1) Feb 4, 1861 — The Confederate States of America is organized in Montgomery
Delegates from seceded states gathered in Montgomery, Alabama and formed a new government—this wasn’t symbolic, it was a direct challenge to the Union.
Within days, the Confederacy began acting like a nation: setting leadership, building legitimacy, and preparing for conflict.
It set the stage for rapid escalation and made compromise far harder.
2) Feb 18, 1861 — Jefferson Davis is inaugurated as Confederate president
Davis accepted leadership and was inaugurated in Montgomery, signaling the Confederacy’s intent to stand and fight.
That public inauguration mattered: it rallied supporters, sharpened the divide, and put a single face on the rebellion.
From here on out, both sides were moving toward war on purpose—not by accident.
3) Feb 6, 1862 — Fort Henry falls, opening the Tennessee River
Union land-and-naval pressure cracked Fort Henry, and flooding plus bad positioning made the fort vulnerable.
Its fall wasn’t just a local loss—it opened a major river route for Union movement deeper into the South.
It also put immediate pressure on Fort Donelson next door.
4) Feb 7–8, 1862 — Roanoke Island is taken in a major amphibious move
Union forces landed and struck Confederate defenses on Roanoke Island, gaining a critical foothold on the Atlantic coast.
The victory tightened the blockade and shook Confederate control in coastal North Carolina.
It showed how fast waterborne operations could flip an entire region’s defensive map.

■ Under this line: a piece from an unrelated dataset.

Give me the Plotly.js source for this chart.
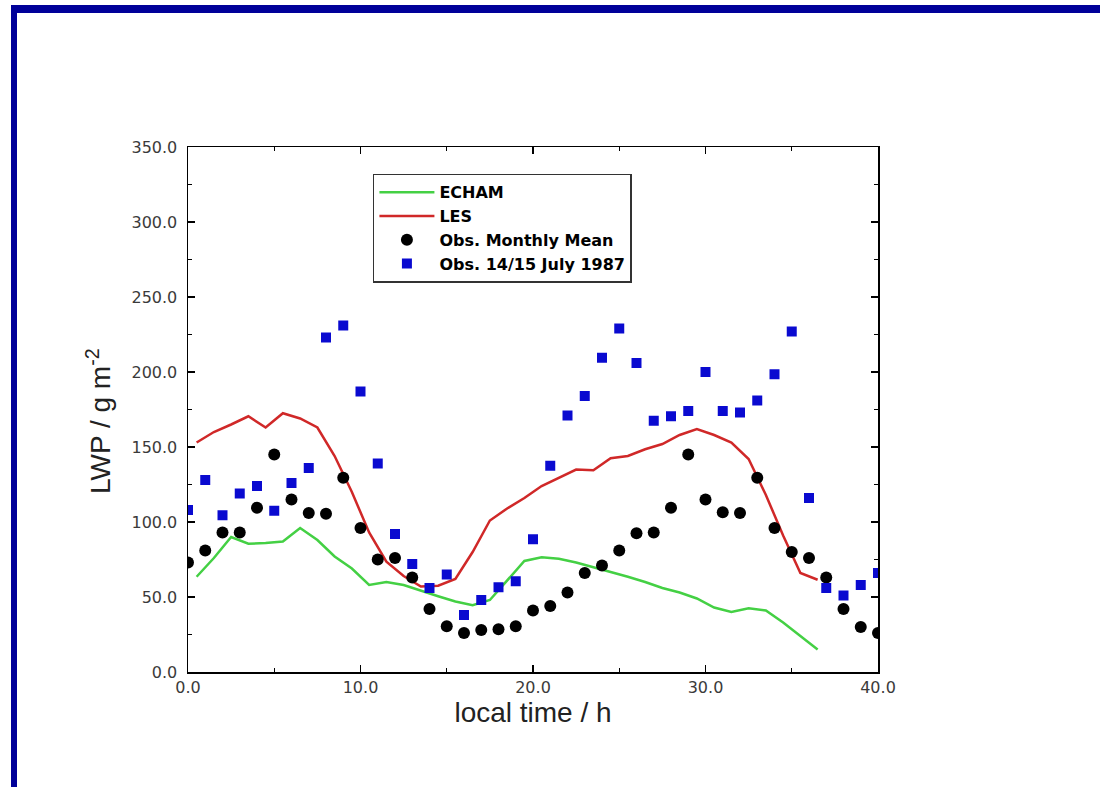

5) Feb 16, 1862 — Fort Donelson surrenders, and Grant’s reputation explodes
After the investment of Fort Donelson, Confederate breakout attempts failed and the garrison surrendered.
This was a strategic gut-punch: it helped keep Kentucky aligned with the Union and opened Tennessee to deeper invasion.

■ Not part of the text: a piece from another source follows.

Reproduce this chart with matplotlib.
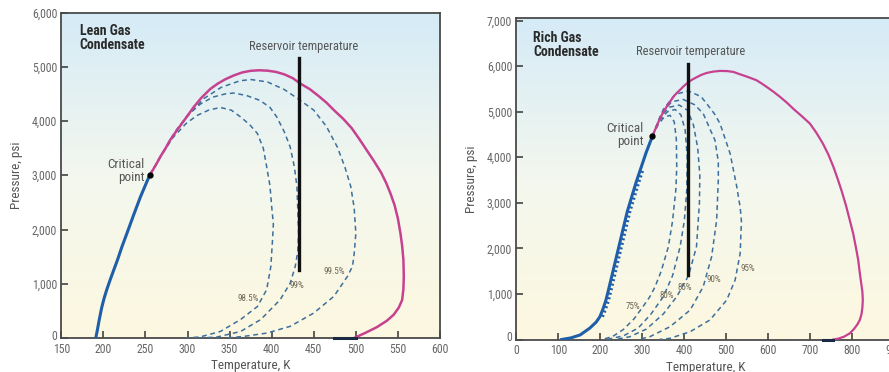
import matplotlib
matplotlib.use("Agg")
import matplotlib.pyplot as plt
import matplotlib.transforms as mtransforms
import numpy as np
from matplotlib.colors import LinearSegmentedColormap
from matplotlib.ticker import FuncFormatter

plt.rcParams["font.family"] = ["Roboto Condensed", "DejaVu Sans"]
plt.rcParams["font.stretch"] = "condensed"

# ---- lean gas condensate ----
lean_bubble_T = [191, 193, 195, 198, 201, 204, 208, 212, 217, 222, 228, 236, 244, 250, 255]
lean_bubble_P = [0, 160, 330, 560, 740, 890, 1070, 1240, 1450, 1680, 1930, 2270, 2600, 2820, 3000]
lean_dew_T = [255, 262, 268, 274, 279, 287, 295, 307, 316, 327, 336, 345, 355, 365, 375, 385,
              395, 405, 415, 425, 434, 445, 455, 465, 474, 485, 495, 504, 513, 522, 530, 536,
              541, 546, 550, 553, 555, 556.5, 557, 556.5, 555, 551, 545, 537, 525, 512, 498]
lean_dew_P = [3000, 3180, 3350, 3500, 3640, 3820, 3990, 4250, 4420, 4590, 4690, 4770, 4840, 4895,
              4925, 4935, 4928, 4905, 4860, 4790, 4690, 4590, 4470, 4340, 4200, 4040, 3870, 3670,
              3460, 3250, 3050, 2860, 2670, 2450, 2200, 1930, 1700, 1450, 1130, 900, 700, 560, 430,
              320, 200, 100, 0]
lean_q985_T = [255, 268, 283, 298, 311, 325, 339, 352, 363, 374, 383, 390, 394, 398, 400, 402,
               401, 399, 394, 383, 363, 339, 315, 299]
lean_q985_P = [3000, 3350, 3700, 3950, 4100, 4200, 4250, 4200, 4075, 3930, 3770, 3500, 3160, 2800,
               2420, 2100, 1810, 1320, 890, 580, 340, 120, 20, 0]
lean_q99_T = [255, 270, 285, 300, 315, 330, 345, 355, 370, 386, 398, 406, 415, 422, 427, 430,
              432, 431, 428, 422, 410, 387, 363, 335, 315]
lean_q99_P = [3000, 3400, 3800, 4100, 4310, 4440, 4500, 4515, 4470, 4380, 4250, 4075, 3800, 3520,
              3150, 2790, 1930, 1600, 1320, 1010, 705, 340, 120, 18, 0]
lean_q995_T = [255, 272, 290, 305, 320, 340, 362, 375, 395, 415, 435, 450, 465, 478, 487, 494,
               498, 500, 498, 496, 490, 474, 450, 422, 394, 367, 347]
lean_q995_P = [3000, 3450, 3900, 4180, 4420, 4620, 4740, 4765, 4720, 4580, 4370, 4200, 3900, 3520,
               3150, 2790, 2400, 1930, 1550, 1320, 1135, 770, 460, 215, 90, 30, 0]
lean_q_labels = ["98.5%", "99%", "99.5%"]

# ---- rich gas condensate ----
rich_bubble_T = [108, 130, 152, 175, 190, 199, 206, 213, 219, 225, 238, 251, 264, 277, 286, 295,
                 309, 324]
rich_bubble_P = [0, 35, 100, 250, 380, 500, 660, 850, 1070, 1300, 1800, 2300, 2800, 3200, 3470,
                 3717, 4100, 4460]
rich_dew_T = [324, 333, 342, 350, 358, 366, 374, 382, 390, 398, 406, 418, 430, 441, 453, 469,
              485, 501, 517, 533, 552, 572, 584, 596, 612, 628, 644, 660, 680, 699, 715, 730,
              743, 755, 765, 775, 785, 794, 802, 808, 814, 818, 821, 824, 825, 824, 822, 818,
              812, 804, 794, 780, 765, 755]
rich_dew_P = [4460, 4660, 4850, 4990, 5110, 5220, 5325, 5410, 5480, 5555, 5620, 5700, 5760, 5810,
              5850, 5880, 5895, 5892, 5873, 5820, 5760, 5690, 5620, 5545, 5440, 5325, 5200, 5060,
              4900, 4740, 4530, 4300, 4060, 3790, 3530, 3250, 2940, 2620, 2330, 2050, 1750, 1450,
              1250, 1050, 866, 700, 560, 430, 330, 230, 135, 60, 15, 0]
rich_q75_T = [324, 338, 352, 366, 376, 381, 382, 380, 372, 362, 345, 330, 318, 300, 280, 255, 230, 205]
rich_q75_P = [4460, 4720, 4880, 4920, 4780, 4400, 3800, 3300, 2600, 2035, 1500, 1150, 940, 700,
              450, 220, 70, 0]
rich_q80_T = [324, 340, 360, 378, 392, 402, 407, 406, 400, 390, 372, 350, 320, 290, 255, 215]
rich_q80_P = [4460, 4800, 5000, 5050, 4930, 4600, 4000, 3300, 2600, 2035, 1400, 940, 550, 250, 80, 0]
rich_q85_T = [324, 342, 365, 388, 408, 422, 432, 437, 436, 429, 410, 382, 350, 310, 270, 235]
rich_q85_P = [4460, 4880, 5100, 5145, 5030, 4700, 4200, 3600, 3000, 2035, 1400, 940, 560, 230, 60, 0]
rich_q90_T = [324, 345, 370, 398, 425, 445, 462, 473, 481, 481, 477, 465, 445, 414, 366, 318, 290]
rich_q90_P = [4460, 4950, 5220, 5268, 5150, 4960, 4600, 4375, 3900, 3500, 2620, 1816, 1158, 647,
              281, 61, 0]
rich_q95_T = [324, 350, 378, 410, 440, 453, 472, 485, 509, 525, 533, 536, 533, 521, 501, 461,
              414, 366, 340]
rich_q95_P = [4460, 5050, 5380, 5456, 5330, 5180, 4950, 4741, 4083, 3351, 2900, 2600, 1890, 1305,
              866, 428, 171, 26, 0]
rich_q_labels = ["75%", "80%", "85%", "90%", "95%"]

W, H = 889, 372
fig = plt.figure(figsize=(W / 100, H / 100), dpi=100)
fig.patch.set_facecolor("white")

bg = LinearSegmentedColormap.from_list("bg", ["#fdf8e0", "#f3f7ee", "#d5ebf7"])

BLUE = "#1f5ea8"
PINK = "#c6418f"
DASH = "#3d6f9c"
GREY = "#555555"
PCT = "#6e6655"


def style_axes(ax, xlim, ylim, xticks, yticks):
    ax.set_xlim(*xlim)
    ax.set_ylim(*ylim)
    grad = np.linspace(0, 1, 256).reshape(-1, 1)
    ax.imshow(grad, cmap=bg, origin="lower", aspect="auto",
              extent=(xlim[0], xlim[1], ylim[0], ylim[1]), zorder=0)
    ax.set_xticks(xticks)
    ax.set_yticks(yticks)
    ax.yaxis.set_major_formatter(FuncFormatter(lambda v, p: f"{int(v):,}"))
    ax.tick_params(direction="in", length=5, width=1.1, color="#333333",
                   labelsize=8.5, labelcolor="#666666")
    ax.tick_params(axis="x", pad=3.5)
    ax.tick_params(axis="y", pad=3)
    for s in ax.spines.values():
        s.set_color("#4a4a4a")
        s.set_linewidth(1.3)
    ax.set_xlabel("Temperature, K", fontsize=9.5, color=GREY, labelpad=2.5)
    ax.set_ylabel("Pressure, psi", fontsize=9.5, color=GREY, labelpad=6)
    # lift the "0" pressure label a little so it clears the first temperature label
    zero = ax.yaxis.get_major_ticks()[0].label1
    zero.set_transform(zero.get_transform() +
                       mtransforms.ScaledTranslation(0, 2.5 / 72, fig.dpi_scale_trans))


def dashed(ax, T, P):
    ax.plot(T, P, color=DASH, lw=1.1, dashes=(3.2, 2.4), zorder=3)


# left panel
ax1 = fig.add_axes([61.3 / W, 1 - 338 / H, (440 - 61.3) / W, (338 - 12.5) / H])
style_axes(ax1, (150, 600), (0, 6000), range(150, 601, 50), range(0, 6001, 1000))
for T, P in [(lean_q985_T, lean_q985_P), (lean_q99_T, lean_q99_P), (lean_q995_T, lean_q995_P)]:
    dashed(ax1, T, P)
ax1.plot(lean_dew_T, lean_dew_P, color=PINK, lw=1.8, zorder=4)
ax1.plot([474, 500], [0, 0], color="#1b2a44", lw=2.2, zorder=4, clip_on=False)
ax1.plot(lean_bubble_T, lean_bubble_P, color=BLUE, lw=2.2, zorder=4)
ax1.plot([lean_bubble_T[-1]], [lean_bubble_P[-1]], "o", color="black", ms=3.5, zorder=6)
ax1.plot([432, 432], [1250, 5170], color="#111111", lw=2.4, zorder=5)
ax1.text(438, 5380, "Reservoir temperature", fontsize=9, color=GREY, ha="center", va="center")
ax1.text(172, 5780, "Lean Gas\nCondensate", fontsize=10, fontweight="bold", color="#2a2a2a",
         ha="left", va="top", linespacing=1.0)
ax1.text(249, 3080, "Critical\npoint", fontsize=9.5, color=GREY, ha="right", va="center",
         linespacing=1.05)
for lbl, (x, y) in zip(lean_q_labels, [(372, 720), (430, 970), (474, 1230)]):
    ax1.text(x, y, lbl, fontsize=6.5, color=PCT, ha="center", va="center", zorder=6)

# right panel
ax2 = fig.add_axes([516.3 / W, 1 - 339.5 / H, 378 / W, (339.5 - 18.3) / H])
style_axes(ax2, (0, 900), (0, 7050), range(0, 901, 100), range(0, 7001, 1000))
rich_quality = [(rich_q75_T, rich_q75_P), (rich_q80_T, rich_q80_P), (rich_q85_T, rich_q85_P),
                (rich_q90_T, rich_q90_P), (rich_q95_T, rich_q95_P)]
for T, P in rich_quality:
    dashed(ax2, T, P)
ax2.plot(rich_dew_T, rich_dew_P, color=PINK, lw=1.6, zorder=4)
ax2.plot([731, 755], [0, 0], color="#1b2a44", lw=2.2, zorder=4, clip_on=False)
ax2.plot(rich_bubble_T, rich_bubble_P, color=BLUE, lw=2.2, zorder=4)
# serrated edge along the bubble-point curve
comb = mtransforms.offset_copy(ax2.transData, fig=fig, x=2.5, y=0, units="dots")
ax2.plot(rich_bubble_T[5:16], rich_bubble_P[5:16], color=BLUE, lw=2.4,
         dashes=(0.6, 0.8), transform=comb, zorder=4)
ax2.plot([rich_bubble_T[-1]], [rich_bubble_P[-1]], "o", color="black", ms=3.5, zorder=6)
ax2.plot([408, 408], [1415, 6056], color="#111111", lw=2.4, zorder=5)
ax2.text(414, 6330, "Reservoir temperature", fontsize=9, color=GREY, ha="center", va="center")
ax2.text(40, 6780, "Rich Gas\nCondensate", fontsize=10, fontweight="bold", color="#2a2a2a",
         ha="left", va="top", linespacing=1.0)
ax2.text(304, 4485, "Critical\npoint", fontsize=9.5, color=GREY, ha="right", va="center",
         linespacing=1.05)
for lbl, (x, y) in zip(rich_q_labels, [(279, 735), (358, 976), (400, 1136), (471, 1327), (552, 1561)]):
    ax2.text(x, y, lbl, fontsize=6.5, color=PCT, ha="center", va="center", zorder=6)

fig.savefig("out.png", dpi=100, facecolor="white")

Grant’s “unconditional surrender” fame wasn’t hype—this win changed the war’s momentum in the West.
6) Feb 21, 1862 — Battle of Valverde erupts on the Rio Grande
Far from the big eastern battlefields, forces clashed near Valverde in New Mexico during the Confederate push up the Rio Grande.
The Confederates held the field but took punishing losses—victory on paper, trouble in reality.

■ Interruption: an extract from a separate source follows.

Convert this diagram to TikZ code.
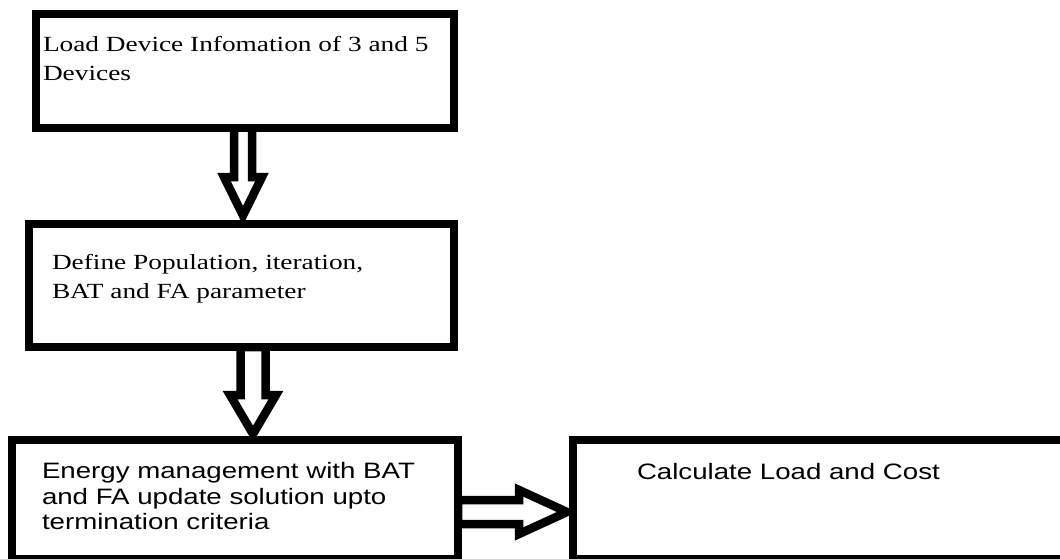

The fight mattered because it exposed how hard it was to sustain a campaign across distance, desert, and thin supply lines.
7) Feb 20, 1864 — The Battle of Olustee turns the Union’s Florida drive back
A Union expedition moved inland from Jacksonville and met entrenched Confederate forces near Olustee.
The fight was brutal, casualties were heavy, and the Union attack collapsed into retreat.
Bottom line: it shut down serious Union hopes of taking Florida in 1864 and forced a hard reassessment of priorities.